Встреча старых, знакомых еще по иркутской ссылке друзей была и трогательной и немного забавной. Они прильнули друг к другу: Шарогородский обнял за плечи Черского, Черский гладил его по спине, и оба не могли говорить. Немного успокоившись, они начала разговор и уже не могли остановиться.
— Езус-Мария! До чего же ты похудел, Ян! Тонок, как щепка, землистое лицо, руки дрожат, а какой дьявольский кашель! У меня нет необходимой тебе наперстянки, нет ничего, кроме лечебника.
Черский взял медицинский справочник.
— На нет и суда нет, я хоть установлю собственную болезнь. По относительным признакам угадываю в себе три приличных болезни: скоротечную чахотку, астму и грипп.
Шарогородский содрогнулся при мысли, что у Черского может оказаться скоротечная чахотка.
— И ты еще смеешься, Ян? Тебе нельзя продолжать путешествие.
— Эти песни я уже слыхал. Их напевал мне в Верхне-Колымске отец Василий.
Мучительный кашель прервал его слова. Он закрыл губы руками и кашлял до тех пор, пока кровь не обагрила ладони.

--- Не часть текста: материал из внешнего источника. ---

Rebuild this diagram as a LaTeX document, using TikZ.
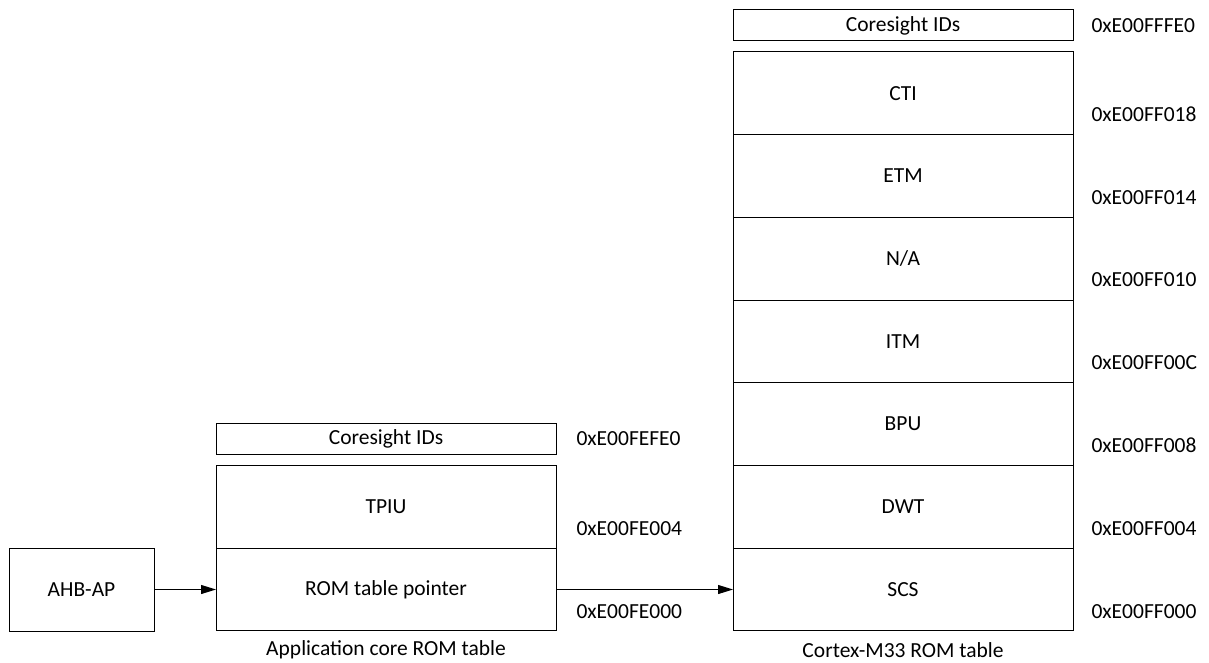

Он обессиленно откинулся назад и опять заговорил, прикрыв глаза прозрачными веками:
— Слышишь, Станислав, какая музыка играет в моей груди? А ведь ничего не болит. Вот так и умру без всякой боли. Может, будет немножечко грустно перед смертью. Тихая грусть — вестница спокойной смерти. Впрочем, смерть меня не страшит. Рано или поздно, а каждому умирать, но я не хочу умереть на мягкой перине. Я умру в этих северных палестинах, и, черт побери, через много лет какой-нибудь геолог найдет мой нетленный труп! Вечная мерзлота сохранит меня лучше египетского бальзама. Меня отправят в антропологический музеум, и я стану бессмертным. Так обрету я бессмертие…
— И ты еще можешь шутить?
— Шутки успокаивают, Станислав. Они уничтожают боль. Может быть, смех — чудодейственное лекарство, о котором не подозревают врачи? Ты же врач, подумай о целебной силе смеха. Но довольно, расскажи мне, как поживаешь?

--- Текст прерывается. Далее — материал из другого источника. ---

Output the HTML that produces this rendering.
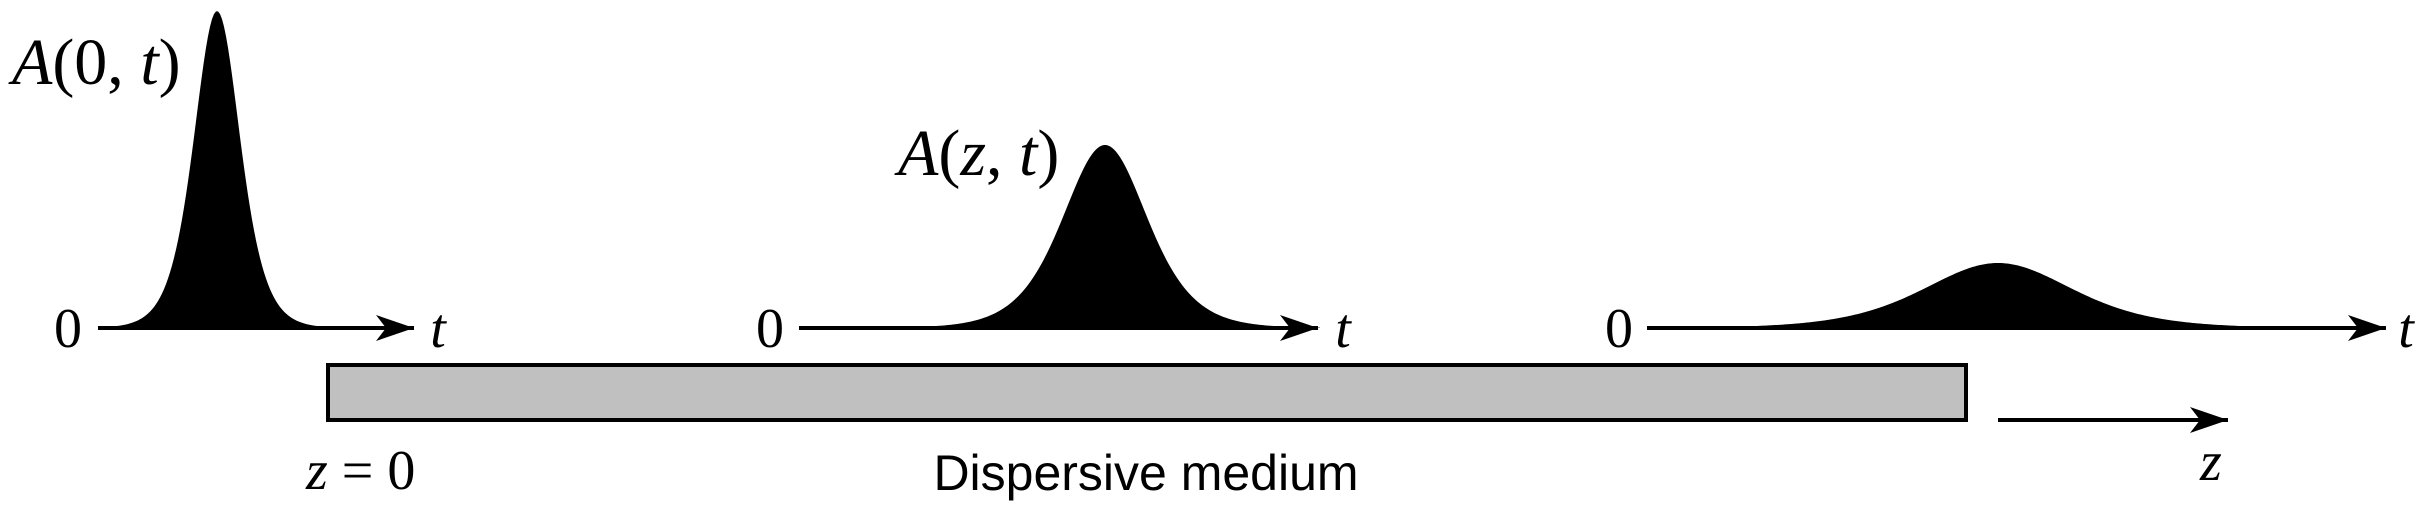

Шарогородский был потрясен спокойствием человека, обреченного на близкую смерть. Уверенный в собственной гибели, его друг еще может шутить. В двух шагах от могилы он может интересоваться тем, как несчастные якуты и юкагиры страдают от купцов и тойонов, как вымирают от голода и болезней.
Черский слушал рассказы Шарогородского о жизни инородцев, и лицо его темнело от гнева. Шарогородский прекратил разговор. Он слишком хорошо знал нервную, впечатлительную натуру своего друга.

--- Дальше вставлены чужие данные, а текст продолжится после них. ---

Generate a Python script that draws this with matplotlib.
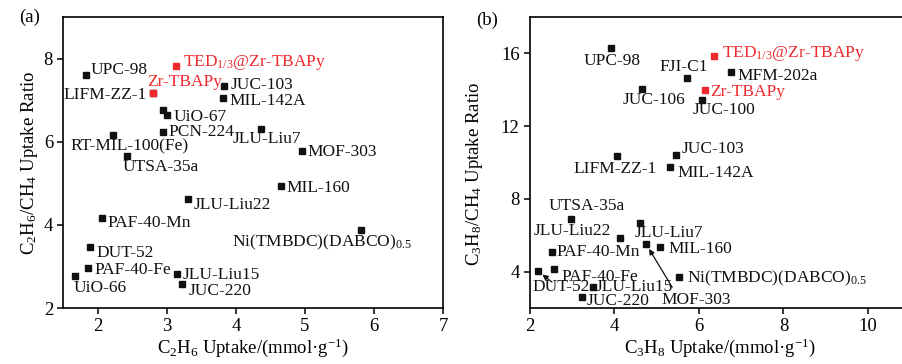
import matplotlib
matplotlib.use("Agg")
from matplotlib import pyplot as plt

plt.rcParams['font.family'] = ['Liberation Serif', 'DejaVu Serif']
plt.rcParams['mathtext.fontset'] = 'custom'
plt.rcParams['mathtext.rm'] = 'Liberation Serif'
plt.rcParams['mathtext.it'] = 'Liberation Serif:italic'

# panel (a): C2H6 uptake vs C2H6/CH4 ratio
names_a = ["UPC-98", "TED1/3@Zr-TBAPy", "LIFM-ZZ-1", "Zr-TBAPy", "JUC-103", "MIL-142A",
           "UiO-67", "UiO-67", "PCN-224", "RT-MIL-100(Fe)", "JLU-Liu7", "MOF-303",
           "UTSA-35a", "MIL-160", "JLU-Liu22", "PAF-40-Mn", "Ni(TMBDC)(DABCO)0.5",
           "DUT-52", "PAF-40-Fe", "UiO-66", "JLU-Liu15", "JUC-220"]
x_a = [1.83, 3.13, 2.80, 2.80, 3.83, 3.81, 2.94, 3.00, 2.94, 2.22, 4.36, 4.96,
       2.42, 4.65, 3.30, 2.06, 5.81, 1.88, 1.85, 1.67, 3.14, 3.22]
y_a = [7.61, 7.83, 7.18, 7.18, 7.33, 7.06, 6.77, 6.65, 6.24, 6.17, 6.31, 5.77,
       5.65, 4.94, 4.63, 4.17, 3.88, 3.47, 2.96, 2.77, 2.82, 2.58]

# panel (b): C3H8 uptake vs C3H8/CH4 ratio
names_b = ["UPC-98", "TED1/3@Zr-TBAPy", "MFM-202a", "FJI-C1", "Zr-TBAPy", "JUC-106",
           "JUC-100", "JUC-103", "LIFM-ZZ-1", "MIL-142A", "UTSA-35a", "JLU-Liu22",
           "JLU-Liu7", "PAF-40-Mn", "MOF-303", "MIL-160", "PAF-40-Fe", "DUT-52",
           "JLU-Liu15", "JUC-220", "Ni(TMBDC)(DABCO)0.5"]
x_b = [3.92, 6.36, 6.76, 5.72, 6.14, 4.65, 6.07, 5.46, 4.06, 5.31, 2.97, 4.13,
       4.60, 2.52, 4.75, 5.08, 2.57, 2.19, 3.49, 3.23, 5.53]
y_b = [16.30, 15.86, 14.99, 14.66, 14.00, 14.05, 13.45, 10.44, 10.38, 9.78, 6.88, 5.84,
       6.66, 5.07, 5.51, 5.34, 4.14, 4.03, 3.15, 2.60, 3.70]

this_work = ["TED1/3@Zr-TBAPy", "Zr-TBAPy"]

pretty = {
    "TED1/3@Zr-TBAPy": r"TED$_\mathrm{1/3}$@Zr-TBAPy",
    "Ni(TMBDC)(DABCO)0.5": r"Ni(TMBDC)(DABCO)$_\mathrm{0.5}$",
}

RED = '#ee2a2e'
BLACK = '#111111'

# label layout: (ha, dx, dy) in pixels from the marker, None = no label
labels_a = [("left", 4, 5), ("left", 7, 3), ("right", -6, -2), ("left", -6, 11),
            ("left", 6, 1), ("left", 7, -3), ("left", 11, -7), None, ("left", 6, 0),
            ("left", -43, -12), ("left", -28, -10), ("left", 5, -1), ("left", -4, -11),
            ("left", 6, -2), ("left", 6, -6), ("left", 5, -5), ("right", 51, -13),
            ("left", 7, -6), ("left", 7, -2), ("left", -2, -12), ("left", 6, -1),
            ("left", 6, -7)]
labels_b = [("left", -28, -13), ("left", 8, 2), ("left", 6, -4), ("left", -28, 11),
            ("left", 5, -2), ("left", -19, -11), ("left", -9, -10), ("left", 5, 6),
            ("left", -44, -13), ("left", 8, -6), ("left", -22, 13), ("right", -9, 7),
            ("left", -5, -10), ("left", 5, 0), ("left", 15, -56), ("left", 8, -2),
            ("left", 7, -8), ("left", -6, -16), ("left", 3, 0), ("left", 5, -4),
            ("left", 8, -1)]
# arrows: name -> (start dx, dy) pointing back to the marker
arrows_b = {"MOF-303": (26, -43), "DUT-52": (14, -11)}

fig = plt.figure(figsize=(9.03, 3.64), dpi=100)
ax1 = fig.add_axes([0.0703, 0.1538, 0.4203, 0.7995])
ax2 = fig.add_axes([0.5869, 0.1538, 0.4211, 0.7995])


def draw(ax, names, xs, ys, layout, arrows):
    for i, n in enumerate(names):
        c = RED if n in this_work else BLACK
        z = 4 if n in this_work else 3
        ax.plot(xs[i], ys[i], 's', color=c, markersize=4.6, zorder=z)
        if layout[i] is None:
            continue
        ha, dx, dy = layout[i]
        ax.annotate(pretty.get(n, n), (xs[i], ys[i]), xytext=(dx, dy),
                    textcoords='offset pixels', ha=ha, va='center',
                    fontsize=12.5, color=c, zorder=5)
        if n in arrows:
            ax.annotate('', (xs[i], ys[i]), xytext=arrows[n], textcoords='offset pixels',
                        arrowprops=dict(arrowstyle='-|>', color=BLACK, lw=0.9,
                                        mutation_scale=8, shrinkA=0, shrinkB=4))


draw(ax1, names_a, x_a, y_a, labels_a, {})
draw(ax2, names_b, x_b, y_b, labels_b, arrows_b)

ax1.set_xlim(1.5, 7)
ax1.set_ylim(2, 9)
ax1.set_xticks([2, 3, 4, 5, 6, 7])
ax1.set_yticks([2, 4, 6, 8])
ax1.set_xlabel(r"C$_\mathrm{2}$H$_\mathrm{6}$ Uptake/(mmol·g$^\mathrm{-1}$)", fontsize=13.5, labelpad=1)
ax1.set_ylabel(r"C$_\mathrm{2}$H$_\mathrm{6}$/CH$_\mathrm{4}$ Uptake Ratio", fontsize=13.5, labelpad=3)

ax2.set_xlim(2, 11)
ax2.set_ylim(2, 18)
ax2.set_xticks([2, 4, 6, 8, 10])
ax2.set_yticks([4, 8, 12, 16])
ax2.set_xlabel(r"C$_\mathrm{3}$H$_\mathrm{8}$ Uptake/(mmol·g$^\mathrm{-1}$)", fontsize=13.5, labelpad=1)
ax2.set_ylabel(r"C$_\mathrm{3}$H$_\mathrm{8}$/CH$_\mathrm{4}$ Uptake Ratio", fontsize=13.5, labelpad=3)
ax2.yaxis.set_label_coords(-0.118, 0.46)

for ax in (ax1, ax2):
    for s in ax.spines.values():
        s.set_linewidth(1.2)
    ax.tick_params(direction='out', length=4.5, width=1.1, labelsize=13.5, pad=3)

fig.text(0.033, 0.953, "(a)", fontsize=13.5, ha='center', va='center')
fig.text(0.539, 0.945, "(b)", fontsize=13.5, ha='center', va='center')

fig.savefig("out.png", dpi=100)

Черский любил музыку и поэзию. Шарогородский вспомнил, как Иван Дементьевич в иркутском костеле в час богослужения едва не потерял сознание от могучей музыки Гайдна. Когда же хор запел «Сегодня настал ликующий день», Шарогородский увидел, как Черский весь преобразился и просветлел. Позже Черский рассказывал Шарогородскому, что Гайдн и церковный хор вызвали в нем забытый мир юношеских лет. Он видел себя под цветущими каштанами Вильно, коленопреклоненным перед распятием Христа, потом поднимающим знамя восстания на улицах родного города.
Не только музыка, не только Гайдн и Моцарт, даже чтение стихов и письма друзей вызывали в нем нервное возбуждение. Шарогородский вспомнил, как он получил с Байкала письмо от Черского. Иван Дементьевич жаловался, что лучшие друзья забыли о нем. Шарогородский ответил неуклюжим посланием:
Эти строчки вызвали в Черском глубокое волнение. После он стыдился признаться в том, что плакал над ними.
— Что же ты замолчал, Станислав?
— Ты по-прежнему любишь Дарвина? — спросил Шарогородский.
— Я люблю даже заклятых его врагов. Чем больше они лают на Чарлза, тем величественнее становится Чарлз. Дарвин и Кювье, Галилей и Ньютон для меня выше богов. Гиганты, возвышающиеся над долинами мысли. Я даже простил академику Брандту его слова о Дарвине. Ты помнишь их, Станислав?
Шарогородский не знал, что говорил академик Брандт о Чарлзе Дарвине.